Para ella, el mejor escudo es la masividad, la ocupación callejera en multitud y con organización: “las feministas hicimos un nuevo aprendizaje este 8 de marzo. Estábamos convencidas de que esta vez como nunca antes había que participar de las acciones por el 8M y que teníamos que hacer una movilización que mostrara nuestra fuerza, nuestra resistencia, nuestra idea de democracia y de justicia social. A lo largo del país salimos a las calles alrededor de un millón de mujeres, lesbianas, personas trans. No hubo represión. No porque haya habido «tolerancia» sino porque la masividad hace que el protocolo anti protestas sea inaplicable y se vea desbordado. Es decir, ahora más que nunca nuestros planes no son de desmovilización, sino todo lo contrario”.
Desde Radar coinciden en que la militancia y la organización pueden ser un escudo y a la vez un espacio seguro: “Para nosotres la principal herramienta de autodefensa es la organización, las redes, donde la información juega un rol fundamental para prevenir y planificar estrategias. Hay una vía judicial que promete protección, pero la seguridad última en la mayoría de los casos dirigidos a la militancia la garantizan les compañeres. No todos los ataques se denuncian, opera fuerte el miedo o el descreimiento, pero aparecen alternativas de respuesta, desde lo comunitario, con un festival, un mural o una radio abierta, así como asambleas que se multiplican después de los ataques para plantear otras preguntas y abrir otras puertas”.
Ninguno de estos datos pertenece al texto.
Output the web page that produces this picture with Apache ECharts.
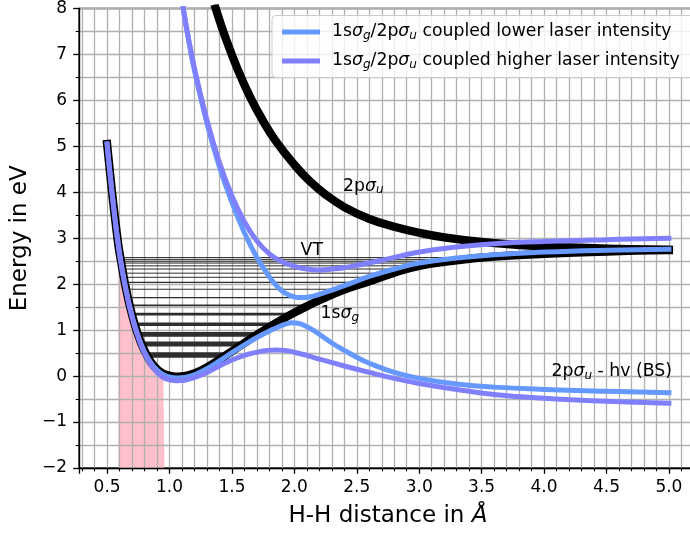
<!DOCTYPE html>
<html><head><meta charset="utf-8">
<script src="https://cdn.jsdelivr.net/npm/echarts@6/dist/echarts.min.js"></script>
<style>html,body{margin:0;padding:0;background:#fff;overflow:hidden}#c{width:700px;height:534px}</style>
</head><body><div id="c"></div>
<script>
// ---------- data ----------
// 1sσg ground state of H2+
const groundR = [0.5,0.55,0.59,0.6,0.65,0.7,0.75,0.8,0.85,0.9,0.95,0.96,1.0,1.06,1.12,1.2,1.3,1.4,1.5,1.6,1.7,1.8,1.9,2.0,2.1,2.2,2.4,2.6,2.8,3.0,3.3,3.6,4.0,4.5,5.0];
const groundE = [5.05,3.75,2.85,2.68,1.92,1.33,0.88,0.55,0.31,0.15,0.05,0.04,0.01,-0.01,0.0,0.06,0.19,0.36,0.54,0.72,0.9,1.07,1.23,1.38,1.52,1.65,1.88,2.06,2.25,2.40,2.52,2.60,2.66,2.71,2.74];
// 2pσu repulsive state
const antiR = [1.37,1.45,1.55,1.65,1.75,1.85,2.0,2.12,2.25,2.4,2.6,2.8,3.0,3.2,3.5,3.8,4.2,4.6,5.0];
const antiE = [8.0,7.35,6.65,6.05,5.55,5.12,4.6,4.25,3.95,3.68,3.42,3.25,3.12,3.02,2.92,2.85,2.8,2.77,2.75];
// coupled curves, lower laser intensity
const lowIntLowerR = [0.5,0.55,0.6,0.65,0.7,0.75,0.8,0.85,0.9,0.95,1.0,1.06,1.12,1.2,1.3,1.4,1.5,1.6,1.7,1.8,1.87,1.93,1.98,2.03,2.08,2.15,2.2,2.3,2.4,2.5,2.6,2.8,3.0,3.3,3.6,4.0,4.5,5.0];
const lowIntLowerE = [5.05,3.74,2.67,1.9,1.31,0.86,0.53,0.29,0.13,0.03,-0.02,-0.04,-0.03,0.03,0.16,0.33,0.51,0.68,0.84,0.98,1.07,1.13,1.16,1.15,1.1,1.0,0.91,0.72,0.56,0.41,0.28,0.08,-0.05,-0.17,-0.24,-0.29,-0.33,-0.36];
const lowIntUpperR = [1.11,1.15,1.2,1.3,1.4,1.5,1.6,1.7,1.8,1.87,1.93,1.98,2.03,2.08,2.15,2.2,2.3,2.4,2.5,2.6,2.8,3.0,3.3,3.6,4.0,4.5,5.0];
const lowIntUpperE = [8.0,7.35,6.65,5.5,4.55,3.78,3.12,2.58,2.16,1.93,1.8,1.74,1.71,1.71,1.74,1.78,1.87,1.97,2.07,2.17,2.33,2.46,2.57,2.64,2.7,2.74,2.76];
// coupled curves, higher laser intensity
const highIntLowerR = [0.5,0.55,0.6,0.65,0.7,0.75,0.8,0.85,0.9,0.95,1.0,1.06,1.12,1.2,1.3,1.4,1.5,1.6,1.7,1.78,1.85,1.92,2.0,2.1,2.2,2.4,2.6,2.8,3.0,3.3,3.6,4.0,4.5,5.0];
const highIntLowerE = [5.05,3.73,2.65,1.88,1.28,0.83,0.49,0.25,0.08,-0.03,-0.08,-0.1,-0.09,-0.03,0.08,0.22,0.35,0.45,0.52,0.56,0.57,0.56,0.52,0.45,0.37,0.22,0.08,-0.05,-0.16,-0.29,-0.4,-0.48,-0.55,-0.59];
const highIntUpperR = [1.11,1.15,1.2,1.3,1.4,1.5,1.6,1.7,1.8,1.9,2.0,2.1,2.2,2.3,2.4,2.5,2.7,3.0,3.3,3.6,4.0,4.5,5.0];
const highIntUpperE = [8.0,7.38,6.7,5.57,4.65,3.92,3.36,2.94,2.66,2.49,2.39,2.33,2.31,2.33,2.36,2.41,2.52,2.7,2.81,2.88,2.93,2.97,3.0];
// vibrational levels of the 1sσg well
const levelE     = [0.46,0.70,0.91,1.13,1.35,1.54,1.71,1.89,2.04,2.15,2.24,2.33,2.40,2.46,2.50,2.54,2.58];
const levelLeft  = [0.819,0.777,0.747,0.722,0.698,0.682,0.668,0.653,0.642,0.635,0.629,0.623,0.618,0.614,0.612,0.609,0.607];
const levelRight = [1.456,1.589,1.706,1.838,1.980,2.115,2.252,2.411,2.578,2.695,2.789,2.907,3.0,3.15,3.25,3.375,3.525];
// Franck-Condon region (shaded)
const fcSpan = [0.59, 0.96];
// tick labels
const xTickLabels = ['0.5','1.0','1.5','2.0','2.5','3.0','3.5','4.0','4.5','5.0'];
const yTickLabels = ['\u22122','\u22121','0','1','2','3','4','5','6','7','8'];

// ---------- styles ----------
const levelWidth = [5.5,5,4.7,3.5,2.8,1.7,1.3,1.2,1.1,1,1,1,1,1,1,1,1];
const FONT = 'DejaVu Sans';
const FS = 17.3;
const TFS = 17;
const BLUE = '#6699ff', PURPLE = '#8080ff';
const subRich = {
  i: {fontFamily: FONT, fontStyle: 'italic', fontSize: FS, lineHeight: 20, color: '#000'},
  s: {fontFamily: FONT, fontStyle: 'italic', fontSize: 12, lineHeight: 12, padding: [8,0,0,0], color: '#000'}
};

const zip = (r, e) => r.map((x, i) => [x, e[i]]);
function curve(name, r, e, color, width, z) {
  return {type: 'line', name: name, data: zip(r, e), symbol: 'none', smooth: 0.45,
    lineStyle: {color: color, width: width, cap: 'square', join: 'round'},
    itemStyle: {color: color}, z: z, silent: true, clip: true, animation: false};
}
function note(x, y, text) {
  return {type: 'scatter', data: [[x, y]], symbolSize: 0, itemStyle: {color: '#000'},
    z: 9, silent: true, animation: false,
    label: {show: true, position: 'right', distance: 0, formatter: text, color: '#000', opacity: 1,
      textBorderWidth: 0, fontFamily: FONT, fontSize: FS, lineHeight: 20, verticalAlign: 'middle', rich: subRich}};
}

const series = [];
series.push({type: 'line', data: zip(groundR, groundE).filter(p => p[0] >= fcSpan[0] && p[0] <= fcSpan[1]),
  symbol: 'none', lineStyle: {width: 0}, areaStyle: {color: '#ffc0cb', opacity: 1, origin: 'start'},
  z: 1, silent: true, animation: false});
levelE.forEach((E, i) => series.push({type: 'line', data: [[levelLeft[i], E], [levelRight[i], E]],
  symbol: 'none', lineStyle: {color: '#2e2e2e', width: levelWidth[i], cap: 'butt'}, z: 4, silent: true, animation: false}));
series.push(curve('ground', groundR, groundE, '#000', 8.3, 5));
series.push(curve('anti', antiR, antiE, '#000', 8.3, 5));
series.push(curve('lower', lowIntLowerR, lowIntLowerE, BLUE, 5, 6));
series.push(curve('lower', lowIntUpperR, lowIntUpperE, BLUE, 5, 6));
series.push(curve('higher', highIntLowerR, highIntLowerE, PURPLE, 5, 7));
series.push(curve('higher', highIntUpperR, highIntUpperE, PURPLE, 5, 7));
series.push(note(2.05, 2.74, 'VT'));
series.push(note(2.21, 1.36, '1s{i|σ}{s|g}'));
series.push(note(2.39, 4.13, '2p{i|σ}{s|u}'));
series.push(note(4.06, 0.10, '2p{i|σ}{s|u} - hv (BS)'));

const legendText = {
  lower: '1s{i|σ}{s|g}/2p{i|σ}{s|u} coupled lower laser intensity',
  higher: '1s{i|σ}{s|g}/2p{i|σ}{s|u} coupled higher laser intensity'
};

const gridLine = {lineStyle: {color: '#b0b0b0', width: 1.3}};
const option = {
  animation: false,
  backgroundColor: '#fff',
  grid: {left: 79, top: 8, width: 618, height: 460, show: true, borderColor: '#000', borderWidth: 1.3, containLabel: false},
  xAxis: {
    type: 'value', min: 0.275, max: 5.225, minInterval: 0.5, maxInterval: 0.5, splitNumber: 10, z: 3,
    axisLine: {show: true, onZero: false, lineStyle: {color: '#000', width: 1.3}},
    axisTick: {show: true, length: 5.8, lineStyle: {color: '#000', width: 1.3}},
    minorTick: {show: true, splitNumber: 5, length: 3.3, lineStyle: {color: '#000', width: 1.1}},
    splitLine: Object.assign({show: true}, gridLine),
    minorSplitLine: Object.assign({show: true}, gridLine),
    axisLabel: {show: true, showMinLabel: false, showMaxLabel: false, margin: 11, color: '#000', fontFamily: FONT, fontSize: TFS,
      formatter: v => { const k = Math.round(v * 2) - 1; return (Math.abs(v * 2 - Math.round(v * 2)) < 1e-6 && k >= 0 && k < xTickLabels.length) ? xTickLabels[k] : ''; }},
    name: 'H-H distance in {i|Å}', nameLocation: 'middle', nameGap: 37,
    nameTextStyle: {fontFamily: FONT, fontSize: 23, color: '#000', rich: {i: {fontFamily: FONT, fontStyle: 'italic', fontSize: 23, color: '#000'}}}
  },
  yAxis: {
    type: 'value', min: -2, max: 8, interval: 1, z: 3,
    axisLine: {show: true, onZero: false, lineStyle: {color: '#000', width: 1.3}},
    axisTick: {show: true, length: 5.8, lineStyle: {color: '#000', width: 1.3}},
    minorTick: {show: true, splitNumber: 2, length: 3.3, lineStyle: {color: '#000', width: 1.1}},
    splitLine: Object.assign({show: true}, gridLine),
    minorSplitLine: Object.assign({show: true}, gridLine),
    axisLabel: {margin: 12, color: '#000', fontFamily: FONT, fontSize: TFS,
      formatter: v => yTickLabels[Math.round(v) + 2]},
    name: 'Energy in eV', nameLocation: 'middle', nameGap: 42,
    nameTextStyle: {fontFamily: FONT, fontSize: 23, color: '#000'}
  },
  legend: {
    data: ['lower', 'higher'], orient: 'vertical', left: 272, top: 15.5, z: 20,
    icon: 'rect', itemWidth: 38, itemHeight: 5, itemGap: 9,
    padding: [6.5, 16, 6.5, 10],
    backgroundColor: 'rgba(255,255,255,0.8)', borderColor: '#cccccc', borderWidth: 1, borderRadius: 4,
    selectedMode: false,
    formatter: n => legendText[n],
    textStyle: {fontFamily: FONT, fontSize: FS, lineHeight: 20, color: '#000', padding: [0, 0, 0, 7], rich: subRich}
  },
  series: series
};
const chart = echarts.init(document.getElementById('c'));
chart.setOption(option);
</script></body></html>
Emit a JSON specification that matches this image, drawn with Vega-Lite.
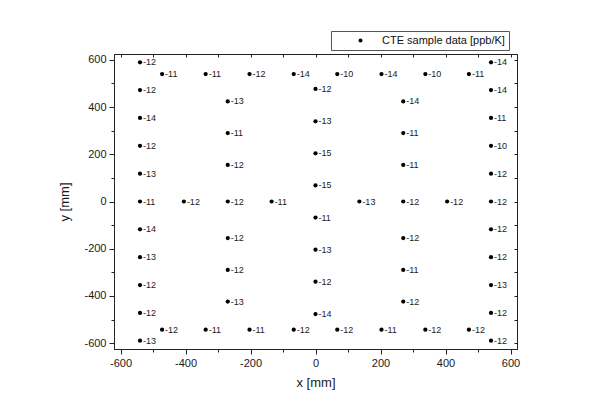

El panorama es para preocuparse pero sin caer en la paralización o el miedo que busca este disciplinamiento, ¿cómo ocuparse? ¿cómo sortear la indignación y el repudio que pueden ser performances anestesiantes? ¿qué mecanismos de contención se pueden construir con el Estado desmantelado? ¿cómo salvar los lazos comunitarios en medio de una crisis y una apatía generalizada? ¿cómo generar empatía frente a quienes todavía no se ven interpelados por estas agresiones o continúan subestimandolas? Las preguntas rebotan sueltas pero las respuestas siempre serán construcciones colectivas.